The predecessor of the modern-day Department of Agriculture, replacing the Congested Districts Board, was the Department of Agriculture and Technical Instruction for Ireland, set up by the British authorities here in 1899. In that year a steam yacht, named Helga, built in 1891, was purchased and become Ireland’s first fishery research vessel.

The ship was successful, but not entirely suited to its purpose so, in 1907, the Dublin Dockyard Company constructed a purpose-built ship of the same name, and launched it in 1908.

The Helga’s work – very much like the work done by modern-day fishery protection vessels, continued until the outbreak of the First World War.

The Helga then took on a role similar to today’s Naval Service ships and had a gun fitted on the forecastle, together with a searchlight so that trawlers engaged in illegal fishing could be apprehended.

As the war developed, the Helga was requisitioned by the Royal Navy, commissioned as His Majesty’s Armed Yacht, and had a larger gun installed, as well as a radio cabin and other naval equipment.

But the Helga’s moment of fame came a year later, in 1916, when the vessel responded to a military request for help during the Easter Rising.
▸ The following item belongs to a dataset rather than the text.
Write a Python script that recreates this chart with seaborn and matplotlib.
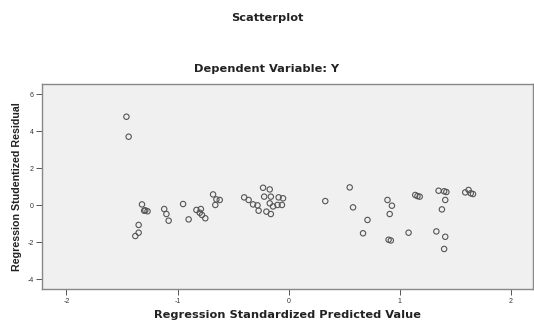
import matplotlib
matplotlib.use("Agg")
import matplotlib.pyplot as plt
import seaborn as sns
import pandas as pd

# Regression standardized predicted value (x) and studentized residual (y)
pred = [-1.46, -1.44, -1.32, -1.30, -1.29, -1.27, -1.35, -1.35, -1.38,
        -1.12, -1.10, -1.08, -0.95, -0.90, -0.83, -0.80, -0.78, -0.75, -0.79,
        -0.68, -0.65, -0.66, -0.62,
        -0.40, -0.36, -0.32, -0.27, -0.28, -0.23, -0.17, -0.22, -0.16, -0.17,
        -0.20, -0.16, -0.09, -0.05, -0.10, -0.14, -0.06,
        0.33, 0.55, 0.58, 0.71, 0.67, 0.89, 0.93, 0.91, 0.90, 0.92, 1.08,
        1.14, 1.16, 1.18, 1.35, 1.40, 1.42, 1.41, 1.38, 1.33, 1.41, 1.40,
        1.59, 1.62, 1.64, 1.66]
resid = [4.79, 3.71, 0.05, -0.29, -0.27, -0.32, -1.06, -1.48, -1.66,
         -0.20, -0.47, -0.83, 0.07, -0.76, -0.25, -0.40, -0.52, -0.70, -0.20,
         0.59, 0.32, 0.02, 0.29,
         0.43, 0.29, 0.05, -0.29, 0.00, 0.95, 0.86, 0.47, 0.47, 0.11,
         -0.34, -0.47, 0.43, 0.38, 0.02, -0.06, 0.02,
         0.23, 0.97, -0.11, -0.79, -1.51, 0.29, -0.02, -0.47, -1.86, -1.90, -1.48,
         0.56, 0.50, 0.47, 0.79, 0.76, 0.72, 0.29, -0.22, -1.41, -1.70, -2.36,
         0.70, 0.83, 0.65, 0.61]

xticks = [-2, -1, 0, 1, 2]
yticks = [-4, -2, 0, 2, 4, 6]

df = pd.DataFrame({"pred": pred, "resid": resid})

sns.set_style("white")
plt.rcParams['font.family'] = ['Liberation Sans', 'DejaVu Sans']

fig = plt.figure(figsize=(5.34, 3.25), dpi=100)
ax = fig.add_axes([42/534, 1 - 289.3/325, (533-42)/534, (289.3-84)/325])
ax.set_facecolor("#f0f0f0")

sns.scatterplot(data=df, x="pred", y="resid", ax=ax, marker="o", s=15,
                facecolors="none", edgecolor="#555555", linewidth=0.8,
                legend=False)

ax.set_xlim(-2.22, 2.2)
ax.set_ylim(-4.54, 6.56)
ax.set_xticks(xticks)
ax.set_yticks(yticks)
ax.set_xticklabels([str(t) for t in xticks])
ax.set_yticklabels([str(t) for t in yticks])
ax.tick_params(axis="both", direction="out", length=4, width=0.7,
               colors="#555555", labelsize=5, pad=2, labelcolor="#333333")
ax.tick_params(axis="both", which="both", bottom=True, left=True)
for sp in ax.spines.values():
    sp.set_color("#888888")
    sp.set_linewidth(1.0)

ax.set_xlabel("Regression Standardized Predicted Value", fontsize=8.2,
              fontweight="bold", color="#222222", labelpad=4,
              family=["DejaVu Sans"])
ax.set_ylabel("Regression Studentized Residual", fontsize=7.7,
              fontweight="bold", color="#222222", labelpad=4)

fig.text(0.5, 1 - 18/325, "Scatterplot", ha="center", va="center",
         fontsize=8.2, fontweight="bold", color="#222222",
         family=["DejaVu Sans"])
fig.text(0.5, 1 - 69/325, "Dependent Variable: Y", ha="center", va="center",
         fontsize=8.2, fontweight="bold", color="#222222",
         family=["DejaVu Sans"])

fig.savefig("out.png", dpi=100, facecolor="white")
Contradicting accounts by some historians, author Pat Sweeney believes the Helga could not have shelled the GPO, as the ship’s naval gun was not able to elevate high enough to fire over the Loop Line Bridge. However, he believes that shells fired from the Helga damaged Liberty Hall and other buildings nearby.
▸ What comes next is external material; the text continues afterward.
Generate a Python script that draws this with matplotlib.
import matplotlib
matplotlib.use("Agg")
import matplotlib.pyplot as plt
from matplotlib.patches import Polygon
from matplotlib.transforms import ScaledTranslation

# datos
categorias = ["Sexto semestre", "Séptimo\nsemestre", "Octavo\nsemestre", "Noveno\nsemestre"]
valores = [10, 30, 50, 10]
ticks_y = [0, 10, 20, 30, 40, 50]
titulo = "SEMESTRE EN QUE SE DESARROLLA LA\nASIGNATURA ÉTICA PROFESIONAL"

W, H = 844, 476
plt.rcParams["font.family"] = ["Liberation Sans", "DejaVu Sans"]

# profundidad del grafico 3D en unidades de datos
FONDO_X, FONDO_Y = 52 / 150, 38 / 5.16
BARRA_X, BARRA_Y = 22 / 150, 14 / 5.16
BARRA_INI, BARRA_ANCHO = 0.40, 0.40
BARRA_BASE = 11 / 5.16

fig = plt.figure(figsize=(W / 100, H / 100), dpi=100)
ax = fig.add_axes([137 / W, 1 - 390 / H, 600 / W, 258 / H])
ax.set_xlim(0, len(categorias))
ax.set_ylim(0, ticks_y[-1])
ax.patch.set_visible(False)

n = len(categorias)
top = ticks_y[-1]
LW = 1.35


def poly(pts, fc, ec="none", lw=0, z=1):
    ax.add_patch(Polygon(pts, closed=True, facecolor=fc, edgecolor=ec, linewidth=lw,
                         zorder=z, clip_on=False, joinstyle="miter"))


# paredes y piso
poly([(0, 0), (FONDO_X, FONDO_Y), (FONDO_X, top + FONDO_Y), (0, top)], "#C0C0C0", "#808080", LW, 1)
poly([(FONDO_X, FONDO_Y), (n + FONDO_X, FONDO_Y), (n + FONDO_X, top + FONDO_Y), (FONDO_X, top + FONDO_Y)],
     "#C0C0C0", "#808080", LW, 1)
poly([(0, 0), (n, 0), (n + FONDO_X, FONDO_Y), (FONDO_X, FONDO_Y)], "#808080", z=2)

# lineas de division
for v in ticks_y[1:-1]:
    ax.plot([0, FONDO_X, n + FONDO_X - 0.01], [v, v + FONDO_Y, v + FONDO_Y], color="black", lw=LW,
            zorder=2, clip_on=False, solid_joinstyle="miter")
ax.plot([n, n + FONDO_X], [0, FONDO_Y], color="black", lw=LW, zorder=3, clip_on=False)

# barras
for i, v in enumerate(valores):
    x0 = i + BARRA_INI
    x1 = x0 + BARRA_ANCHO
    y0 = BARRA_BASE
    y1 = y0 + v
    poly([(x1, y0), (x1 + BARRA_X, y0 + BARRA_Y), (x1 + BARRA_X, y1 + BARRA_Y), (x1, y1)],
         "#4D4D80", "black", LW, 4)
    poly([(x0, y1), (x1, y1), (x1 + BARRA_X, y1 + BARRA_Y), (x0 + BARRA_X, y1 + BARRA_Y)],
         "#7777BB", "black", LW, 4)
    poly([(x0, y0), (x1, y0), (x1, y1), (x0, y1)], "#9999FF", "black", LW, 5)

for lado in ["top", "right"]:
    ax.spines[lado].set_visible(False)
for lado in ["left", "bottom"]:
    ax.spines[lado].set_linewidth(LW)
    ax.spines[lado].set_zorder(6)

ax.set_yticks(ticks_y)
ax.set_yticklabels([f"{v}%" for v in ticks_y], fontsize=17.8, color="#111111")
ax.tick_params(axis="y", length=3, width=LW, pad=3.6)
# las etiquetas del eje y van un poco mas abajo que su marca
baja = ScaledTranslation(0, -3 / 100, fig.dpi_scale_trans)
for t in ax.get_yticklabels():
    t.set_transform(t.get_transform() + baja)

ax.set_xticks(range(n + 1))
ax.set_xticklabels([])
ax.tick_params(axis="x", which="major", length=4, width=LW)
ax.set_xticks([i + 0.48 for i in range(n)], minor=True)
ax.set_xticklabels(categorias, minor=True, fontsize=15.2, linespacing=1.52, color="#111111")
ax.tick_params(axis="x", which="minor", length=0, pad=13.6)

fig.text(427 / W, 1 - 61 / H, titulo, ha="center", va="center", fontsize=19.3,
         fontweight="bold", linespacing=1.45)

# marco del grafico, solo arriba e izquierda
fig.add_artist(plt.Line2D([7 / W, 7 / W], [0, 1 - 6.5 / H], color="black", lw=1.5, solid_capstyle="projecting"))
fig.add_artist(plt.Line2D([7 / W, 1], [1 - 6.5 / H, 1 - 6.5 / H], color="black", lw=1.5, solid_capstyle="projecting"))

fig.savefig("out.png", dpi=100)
When the First World War ended the Helga returned to her fishery protection role. In 1923 the Irish Free State acquired the ship, which became the Muirchú, the first vessel of the fledgling Irish Naval Service.

If the ship had lasted a few more years it could have made a fine exhibit in a maritime museum, but sank off the Wexford coast after it was disposed of by the state in 1947.
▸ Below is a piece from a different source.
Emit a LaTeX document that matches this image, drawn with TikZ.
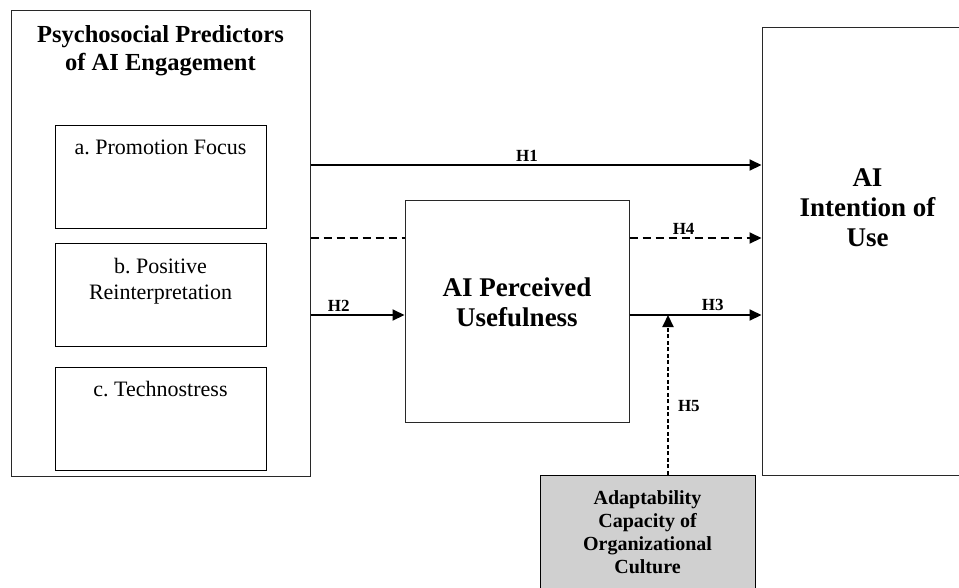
\documentclass[tikz,border=0pt]{standalone}
\usepackage{fontspec}
\setmainfont{Liberation Serif}
\usepackage{tikz}
\usetikzlibrary{positioning,arrows.meta}
\definecolor{BoxLine}{RGB}{40,40,40}
\definecolor{ModGray}{RGB}{208,208,208}
\frenchspacing

\begin{document}
\begin{tikzpicture}[
    x=1pt, y=-1pt,
    outerbox/.style={rectangle, draw=BoxLine, line width=1pt, inner sep=0pt},
    itembox/.style={rectangle, draw=black, line width=1pt, inner sep=0pt,
        minimum width=211pt, minimum height=103pt},
    bigtext/.style={font=\fontsize{27}{30}\selectfont\bfseries, align=center},
    itemtext/.style={font=\fontsize{22}{26}\selectfont, align=center},
    modbox/.style={rectangle, draw=black, line width=1pt, fill=ModGray,
        minimum width=215pt, minimum height=115pt, align=center,
        font=\fontsize{20}{23}\selectfont\bfseries},
    arrow/.style={line width=2pt, -{Triangle[length=12pt,width=11pt]}},
    dasharrow/.style={arrow, dash pattern=on 8pt off 5pt},
    hlabel/.style={font=\fontsize{17}{19}\selectfont\bfseries, inner sep=3pt},
]
\clip (0,0) rectangle (959,587);

% predictors
\node[outerbox, minimum width=299pt, minimum height=466pt] (pred) at (160.5,243) {};
\node[font=\fontsize{24.5}{28}\selectfont\bfseries, align=center, below=12pt of pred.north]
    (predtitle) {Psychosocial Predictors\\of AI Engagement};
\node[itembox, label={[itemtext, anchor=north, yshift=-12pt]north:a. Promotion Focus}]
    (promo) at (160.5,176.5) {};
\node[itembox, below=14pt of promo,
    label={[itemtext, anchor=north, yshift=-12pt]north:b. Positive\\Reinterpretation}]
    (reint) {};
\node[itembox, below=20pt of reint,
    label={[itemtext, anchor=north, yshift=-11pt]north:c. Technostress}]
    (techno) {};

% mediator, outcome, moderator
\node[outerbox, minimum width=224pt, minimum height=222pt] (useful) at (517,311) {};
\node[bigtext] (usefultext) at (517,302) {AI Perceived\\Usefulness};
\node[outerbox, minimum width=211pt, minimum height=448pt,
    label={[bigtext, anchor=north, yshift=-139pt]north:AI\\Intention of\\Use}]
    (intent) at (867.5,251) {};
\node[modbox] (adapt) at (647.5,532.5) {Adaptability\\Capacity of\\Organizational\\Culture};

% paths
\draw[arrow] ([yshift=78pt]pred.east) -- ([yshift=78pt]pred.east -| intent.west)
    node[hlabel, above, pos=0.48] {H1};
\draw[line width=2pt, dash pattern=on 8pt off 5pt]
    ([yshift=73pt]useful.west -| pred.east) -- ([yshift=73pt]useful.west);
\draw[dasharrow] ([yshift=73pt]useful.east) -- ([yshift=73pt]useful.east -| intent.west)
    node[hlabel, above, pos=0.41] {H4};
\draw[arrow] ([yshift=-4pt]useful.west -| pred.east) -- ([yshift=-4pt]useful.west)
    node[hlabel, above, pos=0.3] {H2};
\coordinate (h3start) at ([yshift=-4pt]useful.east);
\draw[arrow] (h3start) -- (h3start -| intent.west)
    node[hlabel, above, pos=0.63] {H3};
\draw[arrow, dash pattern=on 4pt off 2.5pt] ([xshift=20.5pt]adapt.north)
    -- ([xshift=20.5pt]adapt.north |- h3start)
    node[hlabel, right=6pt, pos=0.43] {H5};
\end{tikzpicture}
\end{document}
The last vessel to be built at the Liffey Dockyard was a dredger, handed over to the OPW in 1969 for work on the inland waterways. The yard then struggled on into the mid-1990s doing occasional ship repair work.

Few vessels built on the Liffey have survived into the 21st century. One, though, is the Cill Airne, the tender vessel built for the Cork Harbour Commissioners to serve the Atlantic liners at Cobh. The Cill Airne, together with identical vessel, the Blarna, were launched from the Liffey Dockyard in 1961 and 1962.

They brought passengers from the quayside in Cobh to the liners which, at that time, had to anchor off the harbour because of insufficient depth of water at the Cobh quays.

The Cill Airne carried many famous people from those liners into Cobh, including Laurel and Hardy and US president Dwight Eisenhower.

The role of the two vessels, which were built in the style of paddle steamers, ended in the 1970s as the Atlantic liner services dwindled.

The Blarna was then sold to a Canadian ferry operator and the Cill Airne became a training vessel for the maritime section of Cork Institute of Technology.

When the National Maritime College was founded in Cork the ship was surplus to requirements and was initially sold to some Cork businessmen who intended to convert the ship into a floating restaurant in Cork harbour.

The plan fell through and a fully restored Cill Airne is now a floating restaurant in the Dublin docklands, the closest a ship built in the Liffey Dockyard can get to its birthplace.

While Ireland has no museum to honour the vessels built on the Liffey, perhaps this is the nearest we can get to paying tribute to an almost forgotten chapter of maritime history.